Fortunately this isn't one of the worst days in the National Capital Region, but it is just two of the scenarios used during the annual training program called Rescue Challenge, designed to challenge technical rescue teams from Virginia, Maryland, District of Columbia and the Federal Government, May 6 - 10.
"Rescue Challenge brings us [Technical Rescue Teams] together so we can keep our skills sharp and see how the other teams solve problems," said Captain Langston J. Turner, commanding officer of the 911th Technical Rescue Engineer Company, stationed at Fort Belvoir. "We are the hosting unit at the confined spaces and the breaking and breaching sites we set up at Fort Belvoir this year, but we train with our partner organizations from the NCR a number of times during the year."
The first Rescue Challenge was held in May of 1995 and included only six fire departments within Virginia. Then Henrico County Division of Fire Battalion Chief Steve Wood wanted to raise the abilities of technical-rescue teams, share problem solving techniques and to develop working relationships among the teams within Virginia jurisdictions through combined training incidents. Nineteen years later, nine teams representing more than a dozen organizations participated in Rescue Challenge 2013 at sites all over north central Virginia.
"At the breaking and breaching site we are practicing skills in entering a void space, looking for possible survivors of a collapsed structure," said Chief Warrant Officer 4 Michael E. McGee, 911th Technical Rescue Engineer Company technical advisor. "The teams here will face a structural collapse scenario and will have to clear and move through a 36" culvert to a 24" culvert. They will have to figure out ways to use their tools in such a small space."
McGee said the teams regularly use tools that may weigh more than 45 lbs. such as concrete saws and breaker drills while clearing a path through the small spaces.
Other skills and techniques were on display at the cavernous and unused coal fuel section of the Virginia Dominium Possum Point Power Station located approximately 30 miles south of DC.
"This training site involves a worker that has been missing for 25 minutes, and is found hanging 30 feet from the top of an elevator shaft," said Dan Beck, a Prince William County Fire and Rescue Technician Two. "The team cannot use the stairs, but must bring the survivor up out of the shaft, string a high-line system to traverse a 129 foot chasm, then lower the worker down to the ground floor more than 100 feet below."

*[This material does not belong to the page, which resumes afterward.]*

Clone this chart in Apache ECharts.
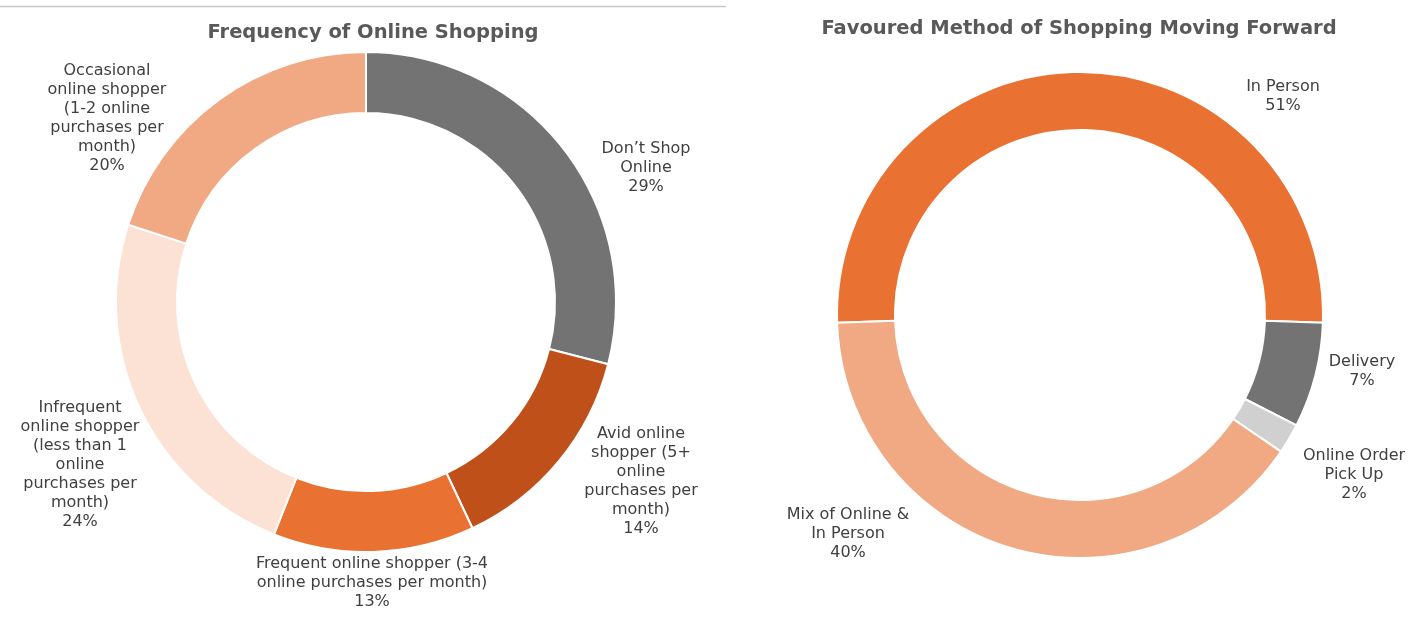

Beck watches the Soldiers from the 911th Technical Rescue Engineer Company prepare rigging they will need to accomplish the rescue and offers advice as needed. "This type of rigging is something our department does often, and it is always interesting to see how other rescue teams solve problems," said Beck.
The Technical Rescue Association of Virginia's website states that Rescue Challenge is not a competition. Instead, it is an opportunity for highly trained teams to gain experience by participating in realistic scenarios that test their skills and knowledge. It is also a great opportunity for technical rescuers from many jurisdictions to discuss issues and trade valuable information in a formal and informal setting.